Any of us can name various things that have bothered us in our few months or three years here, but what is the point? Do we ever solve our problems by moping about our dorms, unfair situations, and busy schedules?
On campus, I often hear passersby complain about their clubs, their classes, their meal from Harvard University Dining Services. Yet they still involve themselves in the very activities they criticize. Pre-meds will take classes they despise, while others will pursue boring internships for the sake of adding a line on their LinkedIn account. People who came to Harvard hoping to win a Nobel Prize will decide to give Wall Street a chance, not because they suddenly become interested in finance, but because it seems like the way to get a leg up. Though venting can be useful our constant habit of complaining only cultivates a culture of finding the bad in life, refusing to see new perspectives, and avoiding the beautiful things happening around us. Although asking “What’s wrong with Harvard?” originates as a call to improvement, our responses often manifest as an optimal opportunity to allow our negativity to consume us.
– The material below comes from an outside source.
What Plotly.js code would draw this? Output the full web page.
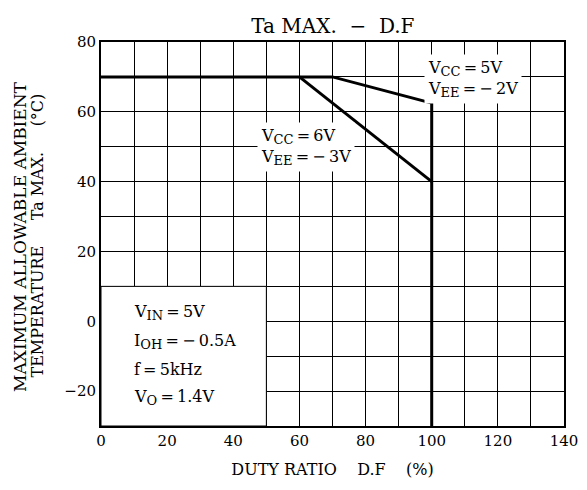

While we should seek to improve our lives, we should also embrace what we love doing, and move towards fixing our issues with anything within our ability. Although it is certainly easier to simply acknowledge Harvard’s imperfections, we should seek to improve our surroundings in a more direct, actionable manner. Clubs, such as those affiliated with the Phillips Brooks House Association and the Institute of Politics’ public service initiatives, are making great strides in helping our environment, increasing voter turnout, and engaging young kids with their passions and democracy at large. These groups are solving some of our society’s greatest issues. So for the many of us out there who have complaints, let us change the question we are always asking. Rather than ask “What’s wrong with Harvard?” let us ask “How can we improve Harvard?”
Only through this shift in mentality will we start noticing the positive changes occurring around us daily. We will all remember that every person on campus has diverse passions. Everyone has something they care about. Everyone has something they can bring to the table. Many of our problems with the College stem from an expectation that everything needs to be already perfect, already in place, but we, as students who attend Harvard should be the individuals the action driving what is happening around us. We can fix things and our acknowledgement of problems is our call to fix it. Each student here should find causes important to them and working towards their goals. Moving forward, we need to create a campus that can see more than the scandals and our differences. We all come from different backgrounds and live by varying morals, but together, this is our chance to fix things.
Pessimism can spread like wildfire, but positivity can serve as a powerful extinguisher. We should learn to look on the bright side and identify what we can improve and what makes life interesting. There is no one correct way to fix our problems, but complaining without acting is certainly not the first step toward change.
Claire Tseng ’22, a Crimson Editorial Editor, lives in Straus Hall.